Она поспешно скинула одежду и вышла из-за ширмы, чувствуя себя не в своей тарелке. Голодный взгляд старого хрыча стал привычен и уже почти не смущал, однако нынче от его глаз, шарящих по ее телу, Фриду вдруг замутило. Она взошла на небольшой помост и приняла позу как на прошлом сеансе, изящно усевшись на табурет. В композиции, говорил Карлсруэн, табурет превратится в камень, на котором восседает чаровница Рейнская дева, окутанная пенистыми волнами беснующейся великой реки.

Карлсруэн включил настольную лампу; Фрида, залитая светом, сощурилась.

— Вы не озябли, душенька? — спросил силуэт за лампой. — У вас соски отвердели. Для художника это изумительный штрих, тем более что в моем творении мифологическую героиню окатывает ледяной горный поток, однако я боюсь, как бы вы не простыли.

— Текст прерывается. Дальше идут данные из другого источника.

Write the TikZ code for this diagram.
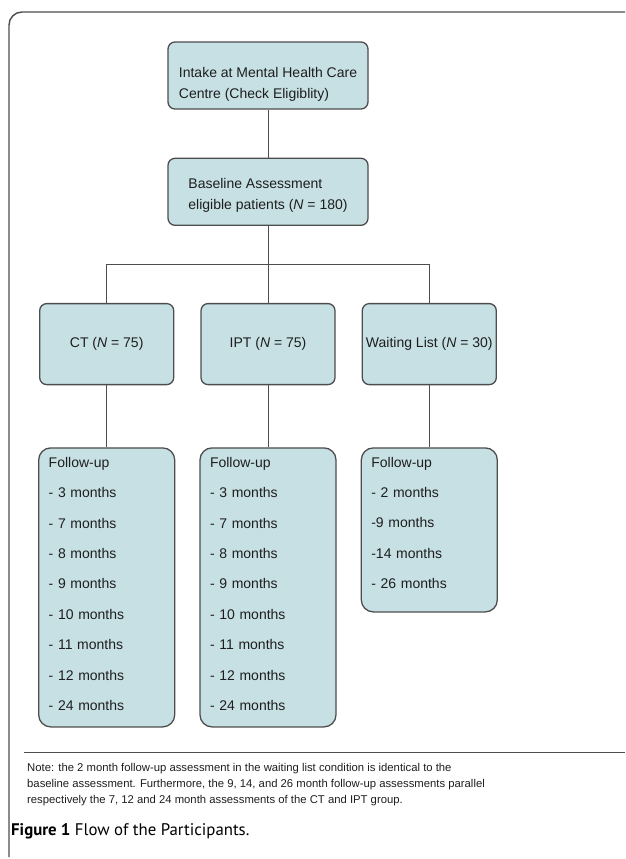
\documentclass[tikz,border=0pt]{standalone}
\usepackage{fontspec}
\setmainfont{Liberation Sans}
\newfontfamily\capfont{PT Sans}
\usepackage{tikz}
\usetikzlibrary{positioning,calc}
\definecolor{boxFill}{HTML}{C7E0E4}
\definecolor{boxLine}{HTML}{4D4D4D}
\definecolor{txtGrey}{HTML}{1E1E1E}
\newcommand{\nN}{\textit{N}}
\newcommand{\fuNode}[5][0pt]{\node[fuBox, minimum height=#4, below=62pt of #2] (#3) {Follow-up\\#5\rule[-#1]{0pt}{0pt}};
	\draw[link] (#2) -- (#3);}

\begin{document}
\begin{tikzpicture}[x=1pt, y=-1pt, every node/.style={text=txtGrey},
		flowBox/.style={draw=boxLine, fill=boxFill, line width=1.3pt, rounded corners=7pt,
			font=\fontsize{14}{21}\selectfont, align=left, inner sep=2pt},
		groupBox/.style={flowBox, minimum width=134pt, minimum height=81pt},
		fuBox/.style={flowBox, rounded corners=12pt, font=\fontsize{14}{30.4}\selectfont,
			text width=116pt, inner xsep=10pt, inner ysep=6pt}, 
		link/.style={draw=boxLine, line width=0.9pt}]
	\useasboundingbox (0,0) rectangle (625,859);
	\draw[boxLine, line width=1.4pt, rounded corners=13pt] (9,857) -- (9,12) -- (625,12);
	\node[flowBox, minimum width=200pt, minimum height=67pt] (intake) at (268,75.5)
		{\rule{0pt}{28pt}Intake at Mental Health Care\\Centre (Check Eligiblity)};
	\node[flowBox, minimum width=200pt, minimum height=67pt, below=48pt of intake] (baseline)
		{\rule{0pt}{18pt}Baseline Assessment\\eligible patients (\nN{} = 180)};
	\node[groupBox, below=77pt of baseline] (ipt) {IPT (\nN{} = 75)};
	\node[groupBox, left=26pt of ipt] (ct) {CT (\nN{} = 75)};
	\node[groupBox, right=26pt of ipt] (wait) {Waiting List (\nN{} = 30)};
	\draw[link] (intake) -- (baseline);
	\coordinate (split) at ($(baseline.south)!0.5!(ipt.north)$);
	\draw[link] (baseline) -- (ipt);
	\draw[link] (ct.north) -- (ct.north |- split) -- (wait.north |- split) -- (wait.north);
	\fuNode[7pt]{ct}{ctFollow}{279pt}{- 3 months\\- 7 months\\- 8 months\\- 9 months\\- 10 months\\- 11 months\\- 12 months\\- 24 months}
	\fuNode[7pt]{ipt}{iptFollow}{279pt}{- 3 months\\- 7 months\\- 8 months\\- 9 months\\- 10 months\\- 11 months\\- 12 months\\- 24 months}
	\fuNode[14pt]{wait}{waitFollow}{164pt}{- 2 months\\-9 months\\-14 months\\- 26 months}
	\draw[boxLine, line width=0.9pt] (24,752) -- (625,752);
	\node[anchor=base west, inner sep=0pt, align=left, font=\fontsize{11.3}{16}\selectfont] (note) at (27,803)
		{Note: the 2 month follow-up assessment in the waiting list condition is identical to the\\
		baseline assessment. Furthermore, the 9, 14, and 26 month follow-up assessments parallel\\
		respectively the 7, 12 and 24 month assessments of the CT and IPT group.};
	\node[anchor=base west, inner sep=0pt, text=black, font=\capfont\fontsize{16.8}{20}\selectfont] (caption) at (11,835)
		{\textbf{Figure 1} Flow of the Participants.};
\end{tikzpicture}
\end{document}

Фрида не шевельнулась, но покраснела. Началось! Последнее время Карлсруэн все чаще рассыпал неумеренные комплименты, в деталях живописуя ее тело. Он уже не притворялся творцом и почти не скрывал вожделения.

Слава богу, скоро сеанс закончится, думала Фрида. А пока нужно просто отключиться. Говорят, все художники втайне немножко влюблены в свои модели.

— Ваши волосы, милая, настоящая тайна. — Карлсруэн даже не думал браться за работу — стоял и пялился. — Вы шатенка? Брюнетка? Клянусь, под светом лампы в ваших волосах проскальзывает огненный всполох.

Фрида догадывалась, что хмырь разглядывает вовсе не волосы, но он был вне поля ее зрения, а шевелиться ей категорически запрещалось.

— Ах, каким украшением стала бы волнистая грива вместо этой чудовищно нелепой стрижки под пажа, которой нынче ваша сестра себя уродует. Знаете, когда я примусь за голову Рейнской девы, я надену вам парик с золотистыми косами, ибо истинная дочь земли германской носит волосы длиной до самого… тыла.

Голос его сорвался. Карлсруэн обошел подиум и встал позади Фриды. Она понимала, куда он смотрит.

Фрида старалась не слушать раздражающую болтовню и не думать о потной роже за своей спиной. По крайней мере, не нужно отвечать, чем работа и хороша. Разговоров от Фриды никто не ждал. Ей платили за неподвижность, безучастность и немоту.

Она знала, что и старикану это по душе. Он наслаждался ее бессловесностью, ее послушанием. Ее покорностью. Kinder, Kuche, Kirche — вот на чем заклинило старперов-националистов. Дети, кухня, кирха. Вот удел добропорядочной немки. Но всего превыше — послушание мужу. Только нынче 1922 год, и все, слава богу, переменилось. Диплом врача будет тому подтверждением. Фрида сосредоточилась на учебе. Она вспоминала свои конспекты, что помогало скоротать утомительные часы позирования. Нынешней темой было кровообращение, и она мысленно перелистала учебник, вспоминая строение сердца.